His only regret was that the good-hearted greeter had been caught in the middle and was obligated to repeat the muscle-head’s nasty words. “It felt so wrong for her to have to say that,” he laughs. But as he departed the store, Boyle assured her everything was fine. “He’s just given me a great idea for a T-shirt,” he told her.
And so was born Amputee Punk, Boyle’s line of shirts, hats, mugs, and other merchandise “for amputees with attitude.” He launched the storefront earlier this year as a complement to his main gig as the co-principal of Doable, a creative services agency that’s staffed primarily by disabled talent.

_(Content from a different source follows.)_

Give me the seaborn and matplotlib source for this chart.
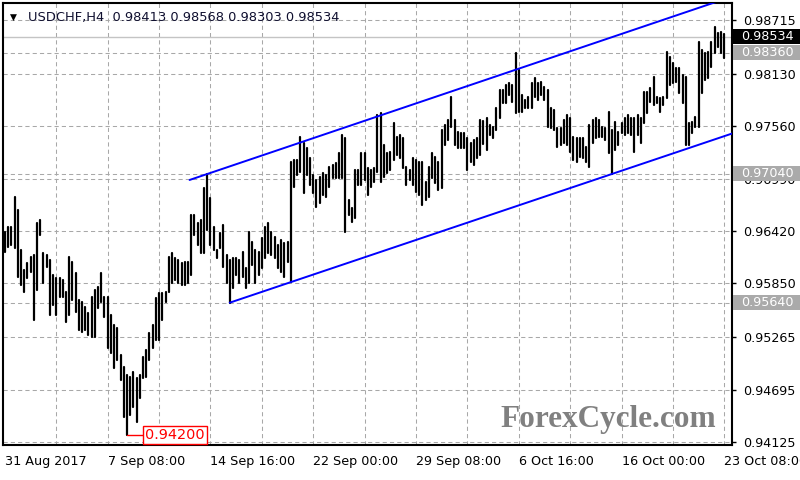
import numpy as np
import pandas as pd
import matplotlib
matplotlib.use("Agg")
import matplotlib.pyplot as plt
import matplotlib.transforms as mtransforms
from matplotlib.patches import Rectangle
import seaborn as sns

# USDCHF H4 bars (31 Aug 2017 00:00 -> 23 Oct 08:00), highs and lows
highs = [
    0.96413, 0.96467, 0.96467, 0.96794, 0.96649, 0.96213, 0.95996, 0.96068, 0.96141, 0.96159,
    0.96503, 0.96540, 0.96177, 0.96159, 0.96105, 0.95942, 0.95905, 0.95905, 0.95887, 0.95760,
    0.96141, 0.96087, 0.95960, 0.95670, 0.95652, 0.95597, 0.95524, 0.95706, 0.95778, 0.95815,
    0.95960, 0.95706, 0.95706, 0.95506, 0.95398, 0.95361, 0.95071, 0.94944, 0.94854, 0.94836,
    0.94890, 0.94817, 0.94854, 0.95053, 0.95126, 0.95307, 0.95398, 0.95688, 0.95742, 0.95742,
    0.95760, 0.96141, 0.96177, 0.96123, 0.96105, 0.96068, 0.96087, 0.96087, 0.96594, 0.96594,
    0.96503, 0.96540, 0.96884, 0.97040, 0.96775, 0.96467, 0.96213, 0.96395, 0.96485, 0.96159,
    0.96105, 0.96123, 0.96123, 0.96105, 0.96195, 0.96013, 0.96412, 0.96303, 0.96213, 0.96195,
    0.96340, 0.96467, 0.96503, 0.96412, 0.96358, 0.96267, 0.96322, 0.96285, 0.96303, 0.97174,
    0.97192, 0.97192, 0.97446, 0.97373, 0.97319, 0.97210, 0.97029, 0.96974, 0.97010, 0.97047,
    0.97029, 0.97119, 0.97137, 0.97155, 0.97264, 0.97464, 0.97427, 0.96757, 0.96666, 0.97083,
    0.97083, 0.97264, 0.97264, 0.97101, 0.97083, 0.97101, 0.97681, 0.97699, 0.97355, 0.97264,
    0.97282, 0.97591, 0.97446, 0.97464, 0.97427, 0.97119, 0.97083, 0.97210, 0.97192, 0.97174,
    0.97174, 0.96956, 0.97119, 0.97264, 0.97228, 0.97174, 0.97518, 0.97572, 0.97627, 0.97878,
    0.97627, 0.97500, 0.97482, 0.97482, 0.97427, 0.97373, 0.97409, 0.97427, 0.97627, 0.97620,
    0.97645, 0.97573, 0.97555, 0.97754, 0.97954, 0.97954, 0.98008, 0.98026, 0.98008, 0.98360,
    0.98171, 0.97899, 0.97845, 0.97881, 0.98026, 0.98080, 0.98026, 0.98044, 0.97990, 0.97954,
    0.97754, 0.97736, 0.97537, 0.97537, 0.97627, 0.97682, 0.97645, 0.97446, 0.97428, 0.97428,
    0.97428, 0.97337, 0.97573, 0.97627, 0.97645, 0.97627, 0.97555, 0.97537, 0.97718, 0.97519,
    0.97609, 0.97500, 0.97591, 0.97645, 0.97682, 0.97645, 0.97645, 0.97682, 0.97645, 0.97935,
    0.97935, 0.97972, 0.98099, 0.97881, 0.97863, 0.97881, 0.98371, 0.98316, 0.98244, 0.98189,
    0.98189, 0.98117, 0.98099, 0.97591, 0.97609, 0.97664, 0.98479, 0.98389, 0.98352, 0.98371,
    0.98479, 0.98642, 0.98570, 0.98588, 0.98568,
]
lows = [
    0.96188, 0.96250, 0.96268, 0.96232, 0.95923, 0.95833, 0.95760, 0.95905, 0.95978, 0.95452,
    0.95778, 0.96377, 0.95851, 0.96032, 0.95506, 0.95615, 0.95506, 0.95706, 0.95706, 0.95434,
    0.95506, 0.95670, 0.95543, 0.95343, 0.95325, 0.95343, 0.95289, 0.95271, 0.95271, 0.95579,
    0.95652, 0.95488, 0.95144, 0.95090, 0.94926, 0.95017, 0.94799, 0.94401, 0.94200, 0.94419,
    0.94509, 0.94346, 0.94600, 0.94817, 0.94836, 0.95017, 0.95144, 0.95235, 0.95235, 0.95452,
    0.95652, 0.95760, 0.95851, 0.95887, 0.95851, 0.95833, 0.95833, 0.95851, 0.95942, 0.96377,
    0.96268, 0.96177, 0.96177, 0.96431, 0.96268, 0.96213, 0.96123, 0.96232, 0.96032, 0.95851,
    0.95640, 0.95797, 0.95942, 0.95851, 0.95923, 0.95796, 0.95850, 0.96050, 0.95850, 0.95941,
    0.96013, 0.96122, 0.96177, 0.96158, 0.96122, 0.96013, 0.95977, 0.95923, 0.96086, 0.95868,
    0.96902, 0.97029, 0.97065, 0.96829, 0.97029, 0.96920, 0.96829, 0.96684, 0.96720, 0.96811,
    0.96793, 0.96902, 0.96992, 0.96992, 0.96992, 0.96992, 0.96412, 0.96594, 0.96521, 0.96557,
    0.96920, 0.96920, 0.96974, 0.96811, 0.96902, 0.96956, 0.97065, 0.96956, 0.97010, 0.97047,
    0.97083, 0.97192, 0.97246, 0.97210, 0.97101, 0.96920, 0.96974, 0.96920, 0.96847, 0.96811,
    0.96702, 0.96757, 0.96793, 0.96992, 0.96938, 0.96865, 0.96884, 0.97355, 0.97409, 0.97554,
    0.97355, 0.97319, 0.97319, 0.97319, 0.97083, 0.97174, 0.97137, 0.97210, 0.97250, 0.97370,
    0.97301, 0.97464, 0.97428, 0.97519, 0.97645, 0.97809, 0.97809, 0.97899, 0.97827, 0.97700,
    0.97718, 0.97718, 0.97754, 0.97754, 0.97754, 0.97881, 0.97845, 0.97899, 0.97845, 0.97555,
    0.97537, 0.97519, 0.97337, 0.97355, 0.97373, 0.97355, 0.97283, 0.97192, 0.97174, 0.97228,
    0.97210, 0.97174, 0.97120, 0.97373, 0.97428, 0.97446, 0.97446, 0.97410, 0.97265, 0.97040,
    0.97301, 0.97355, 0.97482, 0.97464, 0.97482, 0.97464, 0.97283, 0.97464, 0.97373, 0.97591,
    0.97700, 0.97827, 0.97790, 0.97809, 0.97718, 0.97790, 0.97863, 0.98008, 0.98026, 0.98044,
    0.97917, 0.97809, 0.97355, 0.97355, 0.97482, 0.97555, 0.97555, 0.97917, 0.98062, 0.98080,
    0.98207, 0.98352, 0.98425, 0.98352, 0.98303,
]

last_ohlc = [0.98413, 0.98568, 0.98303, 0.98534]
date_labels = ["31 Aug 2017", "7 Sep 08:00", "14 Sep 16:00", "22 Sep 00:00",
               "29 Sep 08:00", "6 Oct 16:00", "16 Oct 00:00", "23 Oct 08:00"]
date_bars = [0, 32, 64, 96, 128, 160, 192, 224]
price_ticks = [0.98715, 0.98130, 0.97560, 0.96990, 0.96420, 0.95850, 0.95265, 0.94695, 0.94125]
levels = [0.98360, 0.97040, 0.95640]
low_price = 0.94200
low_bar = 38
# channel lines: start bar and two anchor points (bar, price)
upper_start = 57.5
upper_bars = [63, 148]
upper_prices = [0.97040, 0.98044]
lower_bars = [70, 189]
lower_prices = [0.95640, 0.97040]

n = len(highs)
bars = pd.DataFrame({"bar": list(range(n)) * 2, "price": highs + lows})

sns.set_theme(style="white")
plt.rcParams["font.family"] = ["DejaVu Sans"]

fig = plt.figure(figsize=(8, 4.8), dpi=100)
ax = fig.add_axes([3 / 800, 35 / 480, 728.7 / 800, 442 / 480])

x_lo, x_hi = -0.6, 226.3
y_lo, y_hi = 0.94092, 0.98900

grid_kw = dict(color="#a8a8a8", lw=0.75, ls=(0, (4, 3)), zorder=1)
for p in price_ticks:
    ax.axhline(p, **grid_kw)
for b in range(16, 225, 16):
    ax.axvline(b, **grid_kw)
for p in levels:
    ax.axhline(p, **grid_kw)
ax.axhline(last_ohlc[3], color="#c4c4c4", lw=1, zorder=1)

ax.text(0.682, 0.057, "ForexCycle.com", transform=ax.transAxes, fontsize=22.5,
        family="Liberation Serif", weight="bold", color="#808080", va="center", zorder=1.5)

# each bar is a high-low segment
sns.lineplot(data=bars, x="bar", y="price", units="bar", estimator=None,
             color="black", lw=1.6, ax=ax, legend=False, zorder=3)

# channel
slope_u = (upper_prices[1] - upper_prices[0]) / (upper_bars[1] - upper_bars[0])
slope_l = (lower_prices[1] - lower_prices[0]) / (lower_bars[1] - lower_bars[0])
ux = np.array([upper_start, x_hi + 5])
lx = np.array([lower_bars[0], x_hi + 5])
ax.plot(ux, upper_prices[0] + slope_u * (ux - upper_bars[0]), color="#0000ff", lw=1.4, zorder=4)
ax.plot(lx, lower_prices[0] + slope_l * (lx - lower_bars[0]), color="#0000ff", lw=1.4, zorder=4)

# low marker
ax.plot([low_bar, low_bar + 5.3], [low_price, low_price], color="red", lw=1, zorder=4)
ax.text(low_bar + 5.6, low_price, f"{low_price:.5f}", color="red", fontsize=10.4,
        va="center", ha="left", zorder=5,
        bbox=dict(boxstyle="square,pad=0.15", fc="white", ec="red", lw=1))

ax.set_xlabel("")
ax.set_ylabel("")
ax.set_xticks(date_bars)
ax.set_xticklabels(date_labels, ha="left", fontsize=9.2)
ax.yaxis.tick_right()
ax.set_yticks(price_ticks)
ax.set_yticklabels([f"{p:.5f}" for p in price_ticks], fontsize=9.2)
ax.tick_params(axis="both", direction="out", length=3, width=1, color="black",
               labelcolor="black")
ax.tick_params(axis="x", pad=4)
ax.tick_params(axis="y", pad=5)
for s in ax.spines.values():
    s.set_color("black")
    s.set_linewidth(1.5)

# price labels on the right axis
tr = mtransforms.blended_transform_factory(fig.transFigure, ax.transData)
box_h = 15 * (y_hi - y_lo) / 442
for p, fc in [(last_ohlc[3], "black")] + [(lv, "#aaaaaa") for lv in levels]:
    ax.add_patch(Rectangle((733 / 800, p - box_h / 2), 67 / 800, box_h, transform=tr,
                           facecolor=fc, edgecolor="none", clip_on=False, zorder=6))
    ax.text(741 / 800, p, f"{p:.5f}", transform=tr, color="white", fontsize=9.2,
            va="center", ha="left", zorder=7, clip_on=False)
ax.set_xlim(x_lo, x_hi)
ax.set_ylim(y_lo, y_hi)

title = "USDCHF,H4  " + " ".join(f"{v:.5f}" for v in last_ohlc)
fig.text(10 / 800, 1 - 17 / 480, "\u25bc", fontsize=6.5, va="center", ha="left", color="black")
fig.text(28 / 800, 1 - 17 / 480, title, fontsize=9.4, va="center", ha="left", color="#101030")

fig.savefig("out.png", dpi=100)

A lifelong advertising professional who has worked for high-profile national and international brands, Boyle instantly recognized the brand value of the would-be insult. “Fifteen percent of disabled people in full-time employment conceal their disability because they feel it would be bad for their careers,” he says. “We’re not self-identifying with pride, and we should be. But I don’t want to self-identify as just an amputee, because I’m more than that. I want to assimilate my limb loss into my overall identity.”

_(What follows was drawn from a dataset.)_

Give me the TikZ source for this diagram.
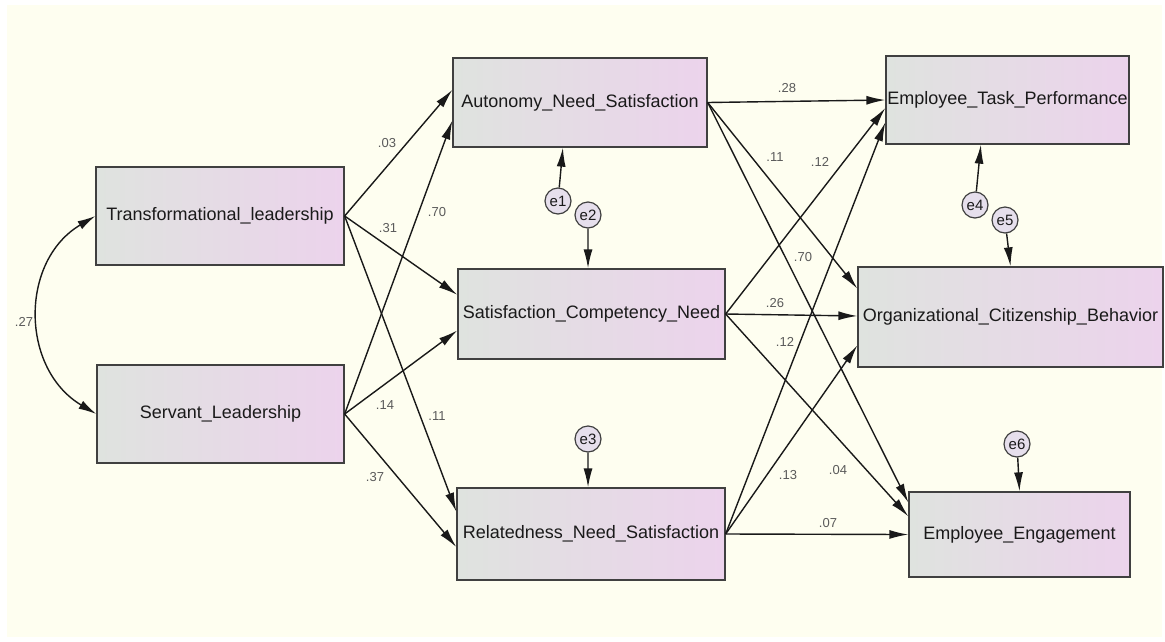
\documentclass[tikz,border=0pt]{standalone}
\usepackage{fontspec}
\setmainfont{Liberation Sans}
\usetikzlibrary{arrows.meta,calc}
\definecolor{paper}{HTML}{FEFEF0}
\definecolor{boxleft}{HTML}{DFE3DF}
\definecolor{boxright}{HTML}{ECD3EC}
\definecolor{errfill}{HTML}{E6DFEC}
\definecolor{coefgray}{HTML}{5A5A5A}
\definecolor{ink}{HTML}{1A1A1A}
\begin{document}
\begin{tikzpicture}[x=1pt,y=-1pt,
  box/.style={draw=black!75, line width=1.3pt, left color=boxleft, right color=boxright, inner sep=0pt},
  boxtext/.style={font=\fontsize{18}{20}\selectfont, text=ink, inner sep=0pt},
  err/.style={circle, draw=black!75, line width=1.2pt, fill=errfill, minimum size=26pt, inner sep=0pt, font=\fontsize{15}{17}\selectfont, text=ink},
  link/.style={line width=1.4pt, draw=black!90, -{Latex[length=19pt,width=9pt]}},
  corr/.style={line width=1.4pt, draw=black!90, {Latex[length=18pt,width=9pt]}-{Latex[length=18pt,width=9pt]}},
  coef/.style={font=\fontsize{13}{15}\selectfont, text=coefgray, inner sep=0pt}
]
\useasboundingbox (0,0) rectangle (1165,641);
\fill[white] (0,0) rectangle (1165,641);
\fill[paper] (7,5) rectangle (1162,637);

% exogenous variables
\node[box, minimum width=248pt, minimum height=98pt, label={[boxtext]center:Transformational\_leadership}] (tl) at (220,216) {};
\node[box, minimum width=247pt, minimum height=98pt, label={[boxtext]center:Servant\_Leadership}] (sl) at (220.5,414) {};

% mediators
\node[box, minimum width=254pt, minimum height=89pt, label={[boxtext]center:Autonomy\_Need\_Satisfaction}] (an) at (580,102.5) {};
\node[box, minimum width=267pt, minimum height=90pt, label={[boxtext]center:Satisfaction\_Competency\_Need}] (sc) at (591.5,314) {};
\node[box, minimum width=268pt, minimum height=92pt, label={[boxtext]center:Relatedness\_Need\_Satisfaction}] (rn) at (591,534) {};

% outcomes
\node[box, minimum width=243pt, minimum height=88pt, label={[boxtext]center:Employee\_Task\_Performance}] (tp) at (1007.5,100) {};
\node[box, minimum width=305pt, minimum height=100pt, label={[boxtext]center:Organizational\_Citizenship\_Behavior}] (ocb) at (1010.5,317) {};
\node[box, minimum width=221pt, minimum height=85pt, label={[boxtext]center:Employee\_Engagement}] (ee) at (1019.5,534.5) {};

% residuals
\node[err] (e1) at (558,201) {e1};
\node[err] (e2) at (588,215) {e2};
\node[err] (e3) at (588,439) {e3};
\node[err] (e4) at (975,205) {e4};
\node[err] (e5) at (1005,220) {e5};
\node[err] (e6) at (1017,444) {e6};

\draw[link] (e1) -- ($(an.south west)!0.433!(an.south east)$);
\draw[link] (e2) -- ($(sc.north west)!0.487!(sc.north east)$);
\draw[link] (e3) -- ($(rn.north west)!0.489!(rn.north east)$);
\draw[link] (e4) -- ($(tp.south west)!0.391!(tp.south east)$);
\draw[link] (e5) -- (ocb.north);
\draw[link] (e6) -- (ee.north);

% covariance between the leadership styles
\draw[corr] (tl.west) .. controls ($(tl.west)+(-76,45)$) and ($(sl.west)+(-76,-45)$) .. (sl.west);

% leadership -> need satisfaction
\draw[link] (tl.east) -- ($(an.north west)!0.36!(an.south west)$);
\draw[link] (sl.east) -- ($(an.north west)!0.70!(an.south west)$);
\draw[link] (tl.east) -- ($(sc.north west)!0.29!(sc.south west)$);
\draw[link] (sl.east) -- ($(sc.north west)!0.68!(sc.south west)$);
\draw[link] (tl.east) -- ($(rn.north west)!0.26!(rn.south west)$);
\draw[link] (sl.east) -- ($(rn.north west)!0.64!(rn.south west)$);

% need satisfaction -> outcomes
\draw[link] (an.east) -- ($(tp.north west)!0.50!(tp.south west)$);
\draw[link] (an.east) -- ($(ocb.north west)!0.22!(ocb.south west)$);
\draw[link] (an.east) -- ($(ee.north west)!0.13!(ee.south west)$);
\draw[link] (sc.east) -- ($(tp.north west)!0.59!(tp.south west)$);
\draw[link] (sc.east) -- ($(ocb.north west)!0.49!(ocb.south west)$);
\draw[link] (sc.east) -- ($(ee.north west)!0.29!(ee.south west)$);
\draw[link] (rn.east) -- ($(tp.north west)!0.75!(tp.south west)$);
\draw[link] (rn.east) -- ($(ocb.north west)!0.78!(ocb.south west)$);
\draw[link] (rn.east) -- (ee.west);

% path coefficients
\node[coef] (c27) at (24,322) {.27};
\node[coef] (c03) at (387,143) {.03};
\node[coef] (c70a) at (437,212) {.70};
\node[coef] (c31) at (388,228) {.31};
\node[coef] (c14) at (385,405) {.14};
\node[coef] (c11a) at (437,416) {.11};
\node[coef] (c37) at (375,477) {.37};
\node[coef] (c28) at (787,88) {.28};
\node[coef] (c11b) at (775,157) {.11};
\node[coef] (c70b) at (803,257) {.70};
\node[coef] (c12a) at (820,162) {.12};
\node[coef] (c26) at (775,303) {.26};
\node[coef] (c04) at (838,470) {.04};
\node[coef] (c12b) at (785,342) {.12};
\node[coef] (c13) at (788,475) {.13};
\node[coef] (c07) at (828,523) {.07};
\end{tikzpicture}
\end{document}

That’s why Amputee Punk offers variations for a wide range of personal tastes and predilections. If you’re an amputee cowboy, a death-metal amputee, an emo amputee, a hip-hop amputee, or anything else, Punk is there for you.

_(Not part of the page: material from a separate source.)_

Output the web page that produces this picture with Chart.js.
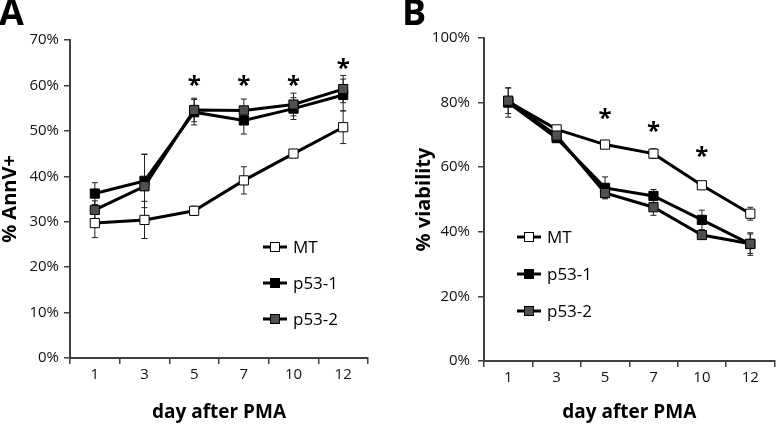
<!DOCTYPE html>
<html>
<head>
<meta charset="utf-8">
<script src="https://cdn.jsdelivr.net/npm/chart.js@4.4.1/dist/chart.umd.min.js"></script>
<style>
  html, body { margin: 0; padding: 0; background: #fff; }
  #wrap { position: relative; width: 782px; height: 425px; overflow: hidden; }
  .panel { position: absolute; top: 0; width: 391px; height: 425px; }
  .tag { position: absolute; top: -6px; font: bold 36px "Open Sans"; line-height: 36px; color: #000; }
</style>
</head>
<body>
<div id="wrap">
  <div class="panel" style="left:0"><canvas id="chartA" width="391" height="425"></canvas></div>
  <div class="panel" style="left:391px"><canvas id="chartB" width="391" height="425"></canvas></div>
  <div class="tag" style="left:-1px">A</div>
  <div class="tag" style="left:402px">B</div>
</div>
<script>
const days = ["1", "3", "5", "7", "10", "12"];
const seriesNames = ["MT", "p53-1", "p53-2"];

// panel A, % AnnV+
const annMT = [29.7, 30.4, 32.4, 39.1, 45.0, 50.8];
const annMTErr = [3.2, 4.1, 1.0, 3.0, 0.9, 3.6];
const annP531 = [36.2, 39.0, 54.1, 52.3, 54.9, 57.9];
const annP531Err = [2.4, 5.9, 2.8, 3.0, 2.4, 3.5];
const annP532 = [32.6, 37.8, 54.6, 54.5, 55.8, 59.2];
const annP532Err = [2.0, 7.0, 2.6, 2.5, 2.5, 3.0];
const annStars = [null, null, 61.5, 61.5, 61.5, 65.2];

// panel B, % viability
const viaMT = [80.3, 71.7, 67.0, 64.2, 54.4, 45.6];
const viaMTErr = [1.5, 1.0, 1.0, 1.5, 1.0, 2.0];
const viaP531 = [80.0, 69.0, 53.6, 51.1, 43.7, 36.2];
const viaP531Err = [4.5, 1.0, 3.4, 2.0, 3.0, 3.5];
const viaP532 = [80.6, 69.8, 52.0, 47.6, 39.0, 36.3];
const viaP532Err = [4.0, 1.5, 1.5, 2.5, 1.0, 3.0];
const viaStars = [null, null, 77.0, 73.0, 65.4, null];

const fills = ["#ffffff", "#000000", "#505050"];
const axisColor = "#404040";
const fontFamily = "'Open Sans', 'Noto Sans', sans-serif";

// error bars under the markers
const errorBars = {
  id: "errorBars",
  beforeDatasetsDraw(chart) {
    const ctx = chart.ctx;
    const y = chart.scales.y;
    ctx.save();
    ctx.strokeStyle = "#222";
    ctx.lineWidth = 1;
    chart.data.datasets.forEach((ds, i) => {
      const meta = chart.getDatasetMeta(i);
      meta.data.forEach((pt, j) => {
        const e = ds.errors[j];
        const top = y.getPixelForValue(ds.data[j] + e);
        const bot = y.getPixelForValue(ds.data[j] - e);
        ctx.beginPath();
        ctx.moveTo(pt.x, top);
        ctx.lineTo(pt.x, bot);
        ctx.moveTo(pt.x - 3, top);
        ctx.lineTo(pt.x + 3, top);
        ctx.moveTo(pt.x - 3, bot);
        ctx.lineTo(pt.x + 3, bot);
        ctx.stroke();
      });
    });
    ctx.restore();
  }
};

// significance stars
const stars = {
  id: "stars",
  afterDatasetsDraw(chart, args, opts) {
    const ctx = chart.ctx;
    ctx.save();
    ctx.fillStyle = "#000";
    ctx.font = "bold 24px " + fontFamily;
    ctx.textAlign = "center";
    ctx.textBaseline = "alphabetic";
    opts.values.forEach((v, i) => {
      if (v === null) return;
      const px = chart.scales.x.getPixelForValue(i);
      const py = chart.scales.y.getPixelForValue(v);
      ctx.fillText("*", px, py + 14);
    });
    ctx.restore();
  }
};

// legend drawn inside the plot
const innerLegend = {
  id: "innerLegend",
  afterDraw(chart, args, opts) {
    const ctx = chart.ctx;
    ctx.save();
    chart.data.datasets.forEach((ds, i) => {
      const yy = opts.y + i * opts.gap;
      ctx.strokeStyle = "#000";
      ctx.lineWidth = 3;
      ctx.beginPath();
      ctx.moveTo(opts.x, yy);
      ctx.lineTo(opts.x + 24, yy);
      ctx.stroke();
      ctx.fillStyle = ds.pointBackgroundColor;
      ctx.lineWidth = 1;
      ctx.fillRect(opts.x + 7.5, yy - 4.5, 9, 9);
      ctx.strokeRect(opts.x + 7.5, yy - 4.5, 9, 9);
      ctx.fillStyle = "#000";
      ctx.font = "17px " + fontFamily;
      ctx.textAlign = "left";
      ctx.textBaseline = "middle";
      ctx.fillText(ds.label, opts.x + 30, yy + 1);
    });
    ctx.restore();
  }
};

function makeChart(canvasId, values, errors, starValues, p) {
  return new Chart(document.getElementById(canvasId), {
    type: "line",
    data: {
      labels: days,
      datasets: values.map((vals, i) => ({
        label: seriesNames[i],
        data: vals,
        errors: errors[i],
        order: 2 - i,
        borderColor: "#000",
        borderWidth: 3,
        pointStyle: "rect",
        pointRadius: 6.5,
        pointBorderWidth: 1,
        pointBorderColor: "#000",
        pointBackgroundColor: fills[i],
        tension: 0,
        fill: false
      }))
    },
    plugins: [errorBars, stars, innerLegend],
    options: {
      responsive: false,
      animation: false,
      events: [],
      layout: { padding: { top: p.top, right: p.right, left: 0, bottom: 0 } },
      plugins: {
        legend: { display: false },
        tooltip: { enabled: false },
        stars: { values: starValues },
        innerLegend: { x: p.legX, y: p.legY, gap: p.legGap }
      },
      scales: {
        x: {
          type: "category",
          offset: true,
          grid: { offset: true, drawOnChartArea: false, drawTicks: true, tickLength: 6, color: axisColor, lineWidth: 1.5 },
          border: { display: true, color: axisColor, width: 2 },
          ticks: { color: "#111", padding: 2, font: { family: fontFamily, size: 15 }, maxRotation: 0 },
          title: { display: true, text: "day after PMA", color: "#000", padding: { top: 0, bottom: 3 }, font: { family: fontFamily, size: 19, weight: "bold", lineHeight: 1 } },
          afterFit(scale) { scale.height = p.xHeight; }
        },
        y: {
          min: 0,
          max: p.yMax,
          grid: { drawOnChartArea: false, drawTicks: true, tickLength: 6, color: axisColor, lineWidth: 1.5 },
          border: { display: true, color: axisColor, width: 2 },
          ticks: { stepSize: p.yStep, color: "#111", padding: p.tickPad, font: { family: fontFamily, size: 15 }, callback: v => v + "%" },
          title: { display: true, text: p.yTitle, color: "#000", padding: { top: p.titlePad, bottom: 0 }, font: { family: fontFamily, size: 20, weight: "bold", lineHeight: 1 } },
          afterFit(scale) { scale.width = p.yWidth; }
        }
      }
    }
  });
}

makeChart("chartA", [annMT, annP531, annP532], [annMTErr, annP531Err, annP532Err], annStars, {
  top: 40, right: 23, xHeight: 67, yWidth: 70, yMax: 70, yStep: 10, tickPad: 5,
  yTitle: "% AnnV+", titlePad: 0, legX: 263, legY: 247, legGap: 36
});

makeChart("chartB", [viaMT, viaP531, viaP532], [viaMTErr, viaP531Err, viaP532Err], viaStars, {
  top: 38, right: 3, xHeight: 64, yWidth: 93, yMax: 100, yStep: 20, tickPad: 8,
  yTitle: "% viability", titlePad: 23, legX: 126, legY: 237, legGap: 37
});
</script>
</body>
</html>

Boyle’s target audience—”amputees with attitude”— feels like an ideal fit for Amplitude‘s readership. So we’re teaming up with Amputee Punk for a special promotion: Buy an Amplitude print subscription ($15 for six issues/one year) and get a 20 percent discount on all Amputee Punk merchandise. The offer is good throughout the month of May.
We’ll leave you with this thought from Marky Ramone, who knows a thing or two about punks: “Punk rock is being honest, believing in yourself, and doing what you gotta do.” It’s a pretty good formula for living well with limb loss, too.